Relocating to Shanghai in 1935, Li Guizhen performed pingju alongside Ai Lianjun, Yu Lingzhi, and Zhao Ruquan to large audiences at the Enpaiya Theater and on tour through Suzhou, Wuxi, and Nanjing. The repertoire included Pan Jinlian, Spring in the Jade Hall (玉堂春, Yù Táng Chūn), The Little Matchmaker (t 紅娘, s 红娘, Hóngniáng), Yan Poxi, and The Lioness's Roar (t 河東獅吼, s 河东狮吼, Hédōng Shīhǒu). She was arrested and accused of murder but Mrs Bian was able to extricate her from the charges. Her character was attacked by conservatives but defended by Zhao Jinshen and A Ying in the press and the reformers Tian Han, Hong Shen, and Ouyang Yuqian worked with her to work "anti-feudalist" messages into her historical dramas. She became a movie star following her role in Zhang Shichuan's 1936 Red Begonia (t 海棠紅, s 海棠红, Hǎitáng Hóng) and was considered one of "The Four Famous Dans", alongside Liu Cuixia, Ai Lianjun, and Xi Cailian.
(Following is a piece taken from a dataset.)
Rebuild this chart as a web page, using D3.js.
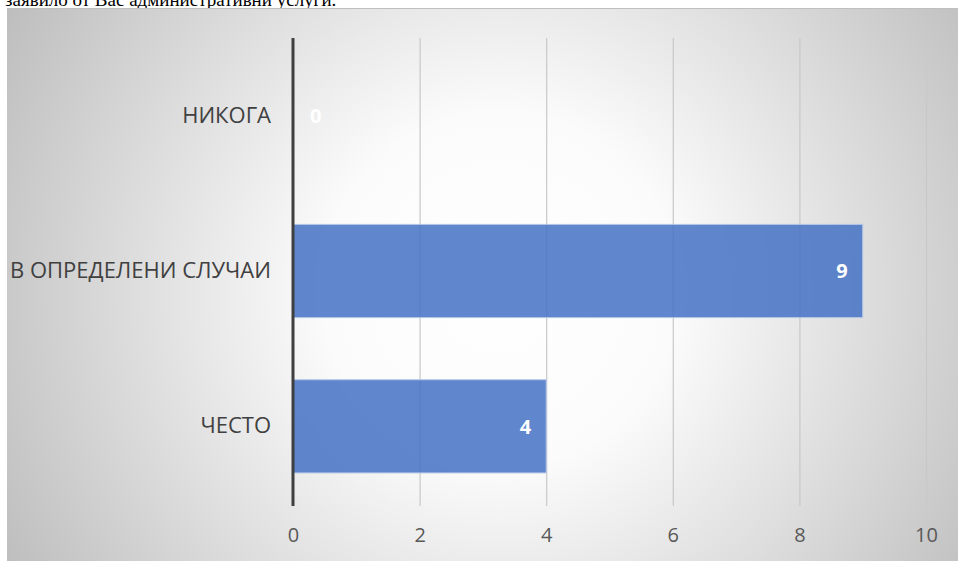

She fell in love with the cymbal player Li Yongqi, but Mrs Bian prevented their marriage to protect the profits she was deriving from her "money tree" (yaoqianshu). The pair eloped to his hometown in Ba County, Hebei, in February 1937. She dressed and lived as a peasant for six months before Mrs Bian ultimately negotiated for her return and the troupe's return to Tianjin and Beiping. Around the time of the Japanese occupation of the city, Bai Yushuang was diagnosed with uterine cancer. She received treatment at Beiping's German hospital and her understudy Fuzi—under the name Little Bai Yushuang (小白玉霜, p Xiao Bái Yùshuāng)—only replaced her once she was too ill to take the stage. In Spring of 1942, Li Guizhen returned to Tianjin to find that her bank accounts and property had been transferred to Mrs Bian's son. She collapsed on stage during a performance of Understanding after Death (t 死後明白, s 死后明白, Sǐ Hòu Míngbai) with Li Yifen in July 1942 and subsequently died.